The Russian ads spread controversial views on topics such as immigration and race and promoted 470 “inauthentic” pages and accounts, according to Facebook’s own description. The disclosure has added fuel to the findings of US intelligence officials that Russia was involved in influencing Trump’s race against Hillary Clinton.

Leaks this week have further suggested that the ads targeted groups like Black Lives Matter in an effort to exploit racial divisions and may have focused on audiences in specific locations, including Ferguson and Baltimore, the center of major police brutality protests.

Facebook has become increasingly important in a special counsel’s investigation of potential collusion between the Kremlin and Trump associates, prompting the president to directly attack Facebook and dismiss the scandal as a “hoax”.

Addressing the president’s latest tweet, Zuckerberg wrote: “Trump says Facebook is against him. Liberals say we helped Trump. Both sides are upset about ideas and content they don’t like.
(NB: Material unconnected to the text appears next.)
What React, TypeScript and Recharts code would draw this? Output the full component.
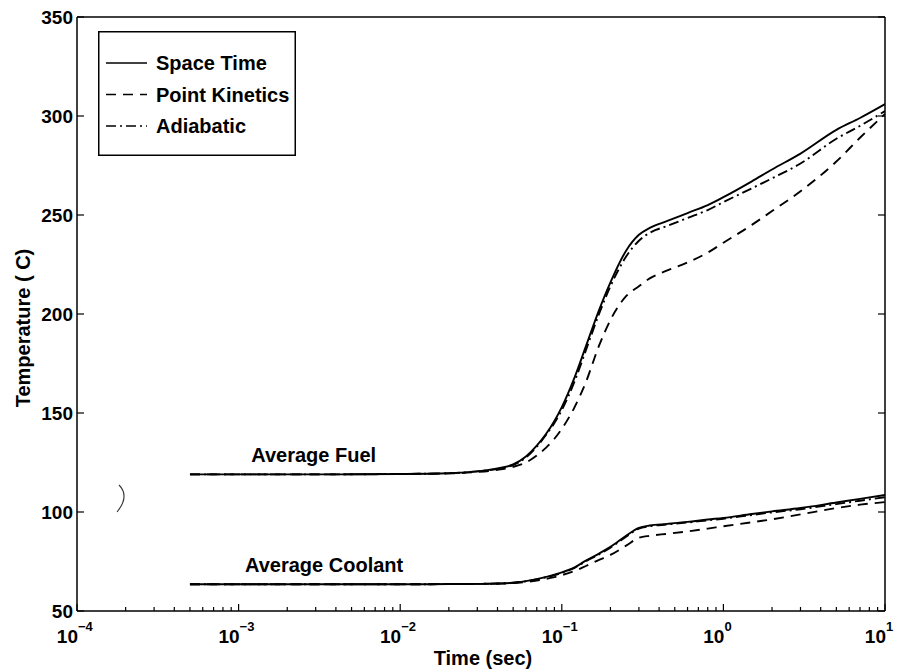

That’s what running a platform for all ideas looks like.”

Although the CEO has continued to try to present Facebook as a neutral platform, evidence has repeatedly suggested that propagandists have exploited the site to promote pro-Trump views, with the majority of top-performing false election stories during the campaign favoring the Republican candidate.

Zuckerberg, who has dismissed rumors that he plans to run for president in 2020, has increasingly weighed in on politics and publicly opposed a number of Trump’s policies. The CEO was critical of Trump’s anti-immigration rhetoric during the campaign and recently doubled down on his opposition to the president’s decision to end a program protecting undocumented immigrants brought to the US as children.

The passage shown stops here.